Extract, in full, the lines below, beginning at the first and ending with the line that contains "state_G = [0.0, 23.5, 26.5, 20.5, 19.0, -13.0]". Pictures do not belong in the copy.
━━━━━ Data ━━━━━
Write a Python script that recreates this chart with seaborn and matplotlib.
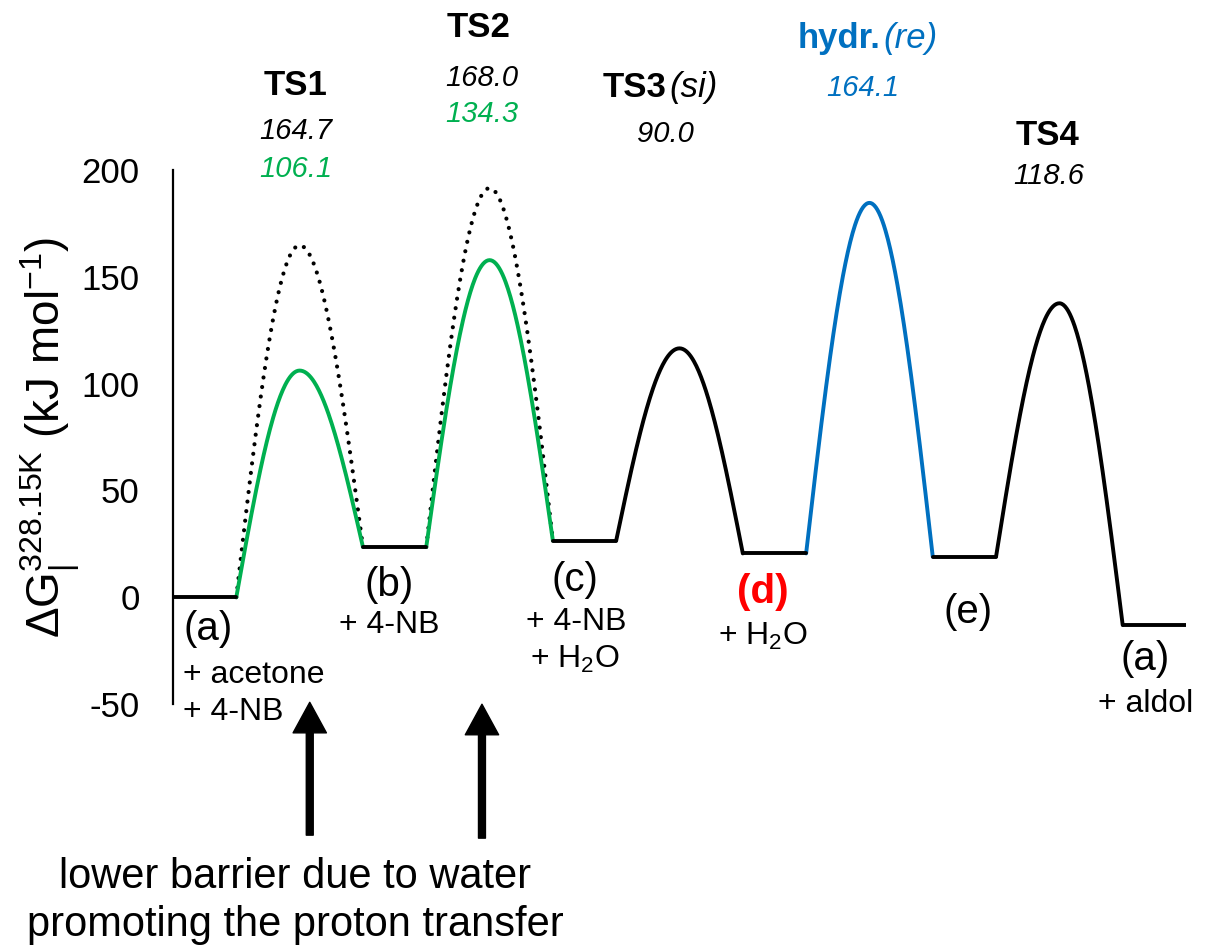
import numpy as np
import matplotlib
matplotlib.use("Agg")
import matplotlib.pyplot as plt
from matplotlib import font_manager
import seaborn as sns

# Free energies of the intermediates along the cycle (kJ/mol)
states = ["(a)", "(b)", "(c)", "(d)", "(e)", "(a)"]
state_G = [0.0, 23.5, 26.5, 20.5, 19.0, -13.0]

# Barriers measured from the preceding intermediate (kJ/mol)
ts_names = ["TS1", "TS2", "TS3", "hydr.", "TS4"]
ts_tags = ["", "", "(si)", "(re)", ""]
barrier = [164.7, 168.0, 90.0, 164.1, 118.6]
# Water-assisted proton transfer barriers for TS1 and TS2 (kJ/mol)
barrier_water = [106.1, 134.3]

ytick_vals = [-50, 0, 50, 100, 150, 200]

sns.set_style("white")
plt.rcParams["font.family"] = ["Liberation Sans", "DejaVu Sans"]
plt.rcParams["mathtext.fontset"] = "custom"
plt.rcParams["mathtext.rm"] = "Liberation Sans"
plt.rcParams["mathtext.it"] = "Liberation Sans:italic"
plt.rcParams["mathtext.bf"] = "Liberation Sans:bold"
plt.rcParams["text.color"] = "black"
plt.rcParams["axes.labelcolor"] = "black"
plt.rcParams["ytick.color"] = "black"
plt.rcParams["xtick.color"] = "black"

try:
    font_manager.findfont("Liberation Sans Narrow", fallback_to_default=False)
    note_family, note_size = ["Liberation Sans Narrow", "DejaVu Sans"], 34
except ValueError:
    note_family, note_size = ["Liberation Sans", "DejaVu Sans"], 30

GREEN = "#00B050"
BLUE = "#0070C0"
RED = "#FF0000"
LW = 2.8


def hump(x0, g_left, g_peak, g_right, n=80):
    """Smooth barrier from x0 to x0+2 with its maximum at x0+1."""
    t = np.linspace(0.0, 1.0, n)
    xl = x0 + t
    yl = g_left + (g_peak - g_left) * np.sin(np.pi / 2 * t)
    xr = x0 + 1 + t
    yr = g_right + (g_peak - g_right) * np.cos(np.pi / 2 * t)
    return np.r_[xl, xr[1:]], np.r_[yl, yr[1:]]


def line(xs, ys, **kw):
    sns.lineplot(x=xs, y=ys, ax=ax, estimator=None, sort=False, **kw)


fig = plt.figure(figsize=(12.09, 9.48), dpi=100)
ax = fig.add_axes([173 / 1209, 244 / 948, 1013 / 1209, 534 / 948])

# barriers
hump_colors = [GREEN, GREEN, "black", BLUE, "black"]
for i, b in enumerate(barrier):
    x0 = 3 * i + 1
    gl, gr = state_G[i], state_G[i + 1]
    xs, ys = hump(x0, gl, gl + b, gr)
    if i < len(barrier_water):
        line(xs, ys, color="black", lw=3.0, linestyle=(0, (0.01, 2.3)),
             dash_capstyle="round")
        xs, ys = hump(x0, gl, gl + barrier_water[i], gr)
        line(xs, ys, color=GREEN, lw=LW)
    else:
        line(xs, ys, color=hump_colors[i], lw=LW)

# intermediates
for i, g in enumerate(state_G):
    line([3 * i, 3 * i + 1], [g, g], color="black", lw=LW)

ax.set_xlim(0, 16)
ax.set_ylim(-50, 200)
ax.set_xticks([])
ax.set_yticks(ytick_vals)
ax.set_yticklabels([str(v) for v in ytick_vals])
ax.tick_params(axis="y", length=0, pad=24, labelsize=25, colors="black")
for side in ("top", "right", "bottom"):
    ax.spines[side].set_visible(False)
ax.spines["left"].set_linewidth(1.6)
ax.spines["left"].set_color("black")
ax.set_xlabel("")
ax.set_ylabel("")

fig.text(50 / 1209, 1 - 438 / 948,
         r"$\mathregular{ΔG_{|}^{328.15K}}$ (kJ mol$^{\mathregular{-1}}$)",
         rotation=90, ha="center", va="center", fontsize=33)

# transition state labels
TSZ, NUMZ = 25, 21
cb = "center_baseline"
ax.text(1.93, 241.1, ts_names[0], fontsize=TSZ, fontweight="bold", ha="center", va=cb)
ax.text(1.94, 219.6, f"{barrier[0]:.1f}", fontsize=NUMZ, style="italic", ha="center", va=cb)
ax.text(1.94, 201.8, f"{barrier_water[0]:.1f}", fontsize=NUMZ, style="italic",
        color=GREEN, ha="center", va=cb)

ax.text(4.83, 268.3, ts_names[1], fontsize=TSZ, fontweight="bold", ha="center", va=cb)
ax.text(4.88, 244.4, f"{barrier[1]:.1f}", fontsize=NUMZ, style="italic", ha="center", va=cb)
ax.text(4.88, 227.5, f"{barrier_water[1]:.1f}", fontsize=NUMZ, style="italic",
        color=GREEN, ha="center", va=cb)

t3 = ax.text(6.78, 240.2, ts_names[2], fontsize=TSZ, fontweight="bold", ha="left", va=cb)
ax.annotate(ts_tags[2], xy=(1, 0), xycoords=t3, xytext=(2, 0), textcoords="offset points",
            fontsize=TSZ, style="italic", ha="left", va="bottom")
ax.text(7.77, 218.2, f"{barrier[2]:.1f}", fontsize=NUMZ, style="italic", ha="center", va=cb)

th = ax.text(9.87, 263.1, ts_names[3], fontsize=TSZ, fontweight="bold", color=BLUE,
             ha="left", va=cb)
ax.annotate(ts_tags[3], xy=(1, 0), xycoords=th, xytext=(2, 0), textcoords="offset points",
            fontsize=TSZ, style="italic", color=BLUE, ha="left", va="bottom")
ax.text(10.9, 239.7, f"{barrier[3]:.1f}", fontsize=NUMZ, style="italic", color=BLUE,
        ha="center", va=cb)

ax.text(13.81, 217.7, ts_names[4], fontsize=TSZ, fontweight="bold", ha="center", va=cb)
ax.text(13.84, 198.5, f"{barrier[4]:.1f}", fontsize=NUMZ, style="italic", ha="center", va=cb)

# intermediate labels
SZ, NZ = 29, 23
ax.text(0.16, -15.0, states[0], fontsize=SZ, ha="left", va="center")
ax.text(0.16, -40.3, "+ acetone", fontsize=NZ, ha="left", va="baseline")
ax.text(0.16, -57.6, "+ 4-NB", fontsize=NZ, ha="left", va="baseline")

ax.text(3.41, 5.6, states[1], fontsize=SZ, ha="center", va="center")
ax.text(3.41, -16.9, "+ 4-NB", fontsize=NZ, ha="center", va="baseline")

ax.text(6.35, 8.0, states[2], fontsize=SZ, ha="center", va="center")
ax.text(6.37, -15.4, "+ 4-NB", fontsize=NZ, ha="center", va="baseline")
ax.text(6.35, -33.2, r"+ H$_{\mathregular{2}}$O", fontsize=NZ, ha="center", va="baseline")

ax.text(9.32, 2.3, states[3], fontsize=SZ, fontweight="bold", color=RED,
        ha="center", va="center")
ax.text(9.32, -22.5, r"+ H$_{\mathregular{2}}$O", fontsize=NZ, ha="center", va="baseline")

ax.text(12.56, -7.0, states[4], fontsize=SZ, ha="center", va="center")

ax.text(15.36, -29.0, states[5], fontsize=SZ, ha="center", va="center")
ax.text(15.36, -53.8, "+ aldol", fontsize=NZ, ha="center", va="baseline")

# arrows marking the water-assisted steps
for xa, y_tip, y_tail in [(2.16, -49.2, -111.4), (4.88, -50.1, -112.8)]:
    ax.annotate("", xy=(xa, y_tip), xytext=(xa, y_tail), annotation_clip=False,
                arrowprops=dict(facecolor="black", edgecolor="black", width=5,
                                headwidth=24, headlength=22, shrink=0.0))

ax.text(1.93, -136.2, "lower barrier due to water", fontsize=note_size,
        family=note_family, ha="center", va="baseline")
ax.text(1.93, -158.7, "promoting the proton transfer", fontsize=note_size,
        family=note_family, ha="center", va="baseline")

fig.savefig("out.png", dpi=100, facecolor="white")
━━━━━
■ Completed task:
Write a Python script that recreates this chart with seaborn and matplotlib.
import numpy as np
import matplotlib
matplotlib.use("Agg")
import matplotlib.pyplot as plt
from matplotlib import font_manager
import seaborn as sns

# Free energies of the intermediates along the cycle (kJ/mol)
states = ["(a)", "(b)", "(c)", "(d)", "(e)", "(a)"]
state_G = [0.0, 23.5, 26.5, 20.5, 19.0, -13.0]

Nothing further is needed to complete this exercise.